Wednesday, November 4, 2009

A look at Shakespeare

I got a package from my father the other day. This does not sound particularly entertaining, until you learn that it came in a University Bookstore box and was no doubt sent from there, since my father works in the shipping department, and that I live five blocks away from the University Bookstore. Oh, my parents. It was fun to get mail, though.

Anyway, in the box I found a Halloween card, a bar of chocolate, and two books. One of them was the play Dancing at Lughnasa, by Brian Friel, which does look interesting, but the other book is the one that particularly caught my eye.
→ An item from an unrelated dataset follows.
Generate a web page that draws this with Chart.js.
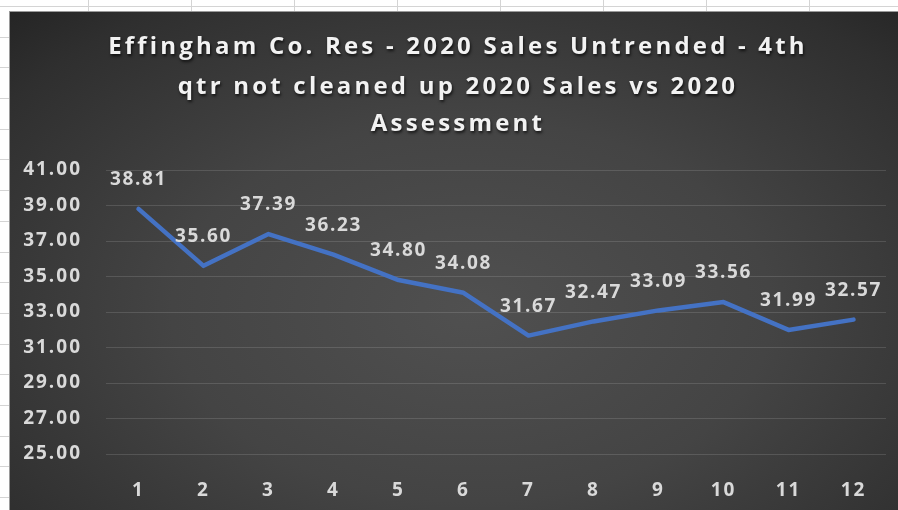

This is The Lodger Shakespeare: His Life on Silver Street, by Charles Nicholl. Apparently there is a record of the testimony Shakespeare gave in a court case over an unpaid dowry in 1612, the only spoken words of his that are recorded. His testimony relates to his time as a lodger in the house of a French immigrant family called the Mountjoys, and the biography focuses on this period in his life and his circumstances when he lived there. I've never read a biography of Shakespeare, and while I assume the book will go into some discussion of the rest of his life, I think it will be fascinating to read something about him so closely focused. And something which sounds surprisingly original for a book about Shakespeare.

I'm really looking forward to reading this. Let's hope I can find some time for it.